"And you shall love your friend like yourself" (19:18)
The Mitzvah to love someone else as one loves oneself is a very difficult concept to grasp. Surely it is against everyone’s nature to love someone else in the exact same way as we love ourselves, especially if it is a stranger?
In light of this, the Ramban (Rabbi Moshe ben Nachman 1194-1270) understands that the Mitzvah to “Love your friend like yourself” is not that we must actually literally love him in the same way as we love ourselves. Rather, the Mitzvah is to desire for our friend everything that we would want for ourselves, in the same proportion. For instance, just like we want to be wise and wealthy, so we should want our friend to be as wise and as wealthy. The focus of this Mitzvah, explains the Ramban, is to negate from our hearts all jealousy and the need to be in a better position than everyone else.
Someone who achieved this lofty goal was the Brisker Rov, Rabbi Yitzchok Zev Halevi Soloveichek (1886-1959), as illustrated by the

following story, which took place in his home. One evening, the community leaders came to the Brisker Rov’s home to discuss an urgent matter with him. After they were welcomed in, they immediately sensed that his home had no form of heating and was unbearably cold. Upon leaving the house, the men decided to organize for chopped wood to be delivered to the Brisker Rov so that their stove could be heated and their home be warmed.
The following night the men returned for further discussions and as they walked in to the home, they once again felt the cold. They turned to the Rebbetzen and asked why her home was not warm. “Yesterday, so many poor people came to our home. They all complained about the cold and said they had no money to buy wood,” she explained, “the Rov was not able to give them money, but he allowed them to take as much wood as they needed, until all the wood was gone” she said in earnest.
When the men left, they once again arranged for the wood supplier to fill up their storehouse with wood, but realizing that this would happen every day, this time they added a lock to the door. They gave the key to the Rebbetzen and with great empathy said to her, “We are giving you this wood for your home only. If the Rav gives it to poor people instead, we will consider it theft!”
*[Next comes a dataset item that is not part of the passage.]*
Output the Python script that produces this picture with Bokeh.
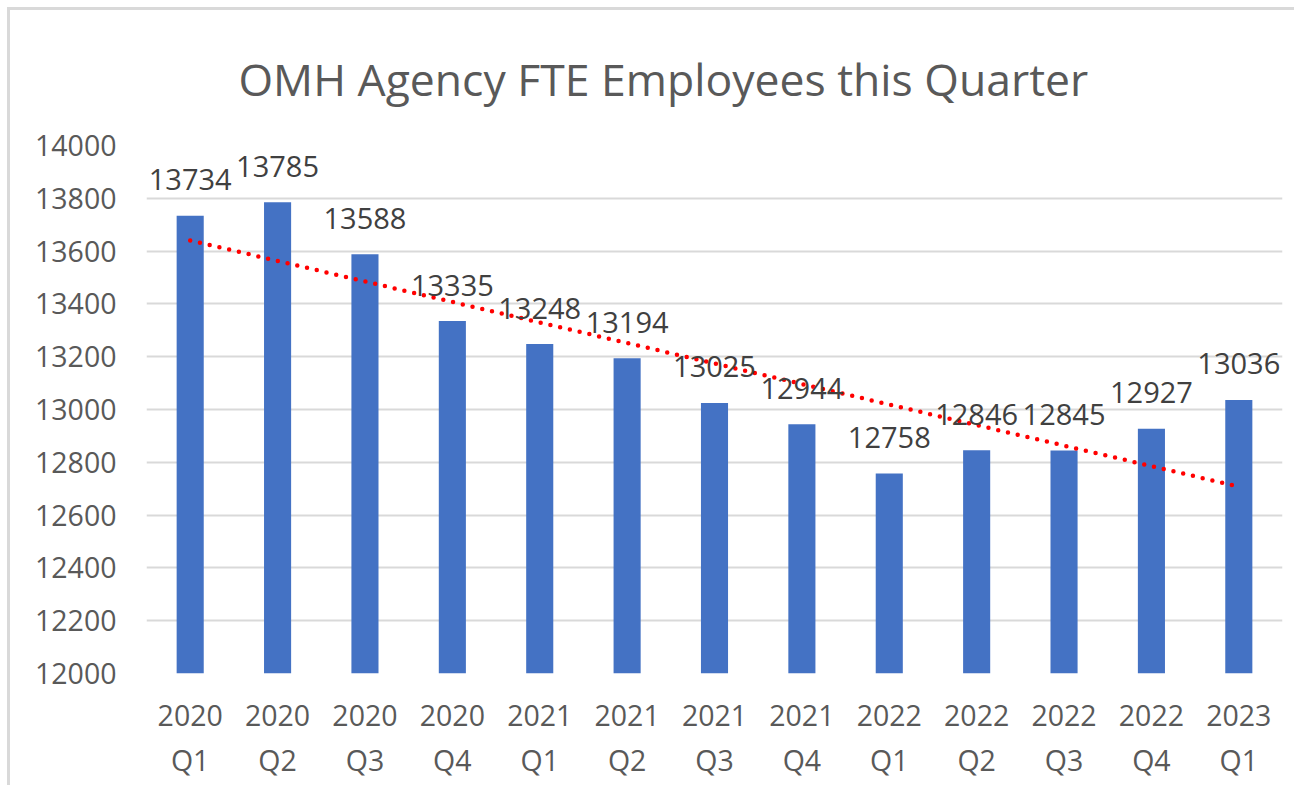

The follow day, the men returned to the Brisker Rov’s home, and it was once again freezing. “Why isn’t your home warm?” they questioned the Rebbetzen. “Because my husband said, ‘if the poor people are going to be cold, then we too are going to be cold!’”
Adapted from Shortvort.com by Rabbi Moshe Kormornick
While not all of us can hope to achieve the lofty level of the Brisker Rov and Rebbetzen, the fact that they could not bear to warm themselves when their fellow Jews were suffering from cold can at least serve us as an ideal to which we can aspire. In a more positive way, we as Ner Echad members are already aspiring to that level of Loving our Neighbor as Ourselves, when we pray weekly for the needs of one of our sister-members, just as we pray for our own needs at candle-lighting!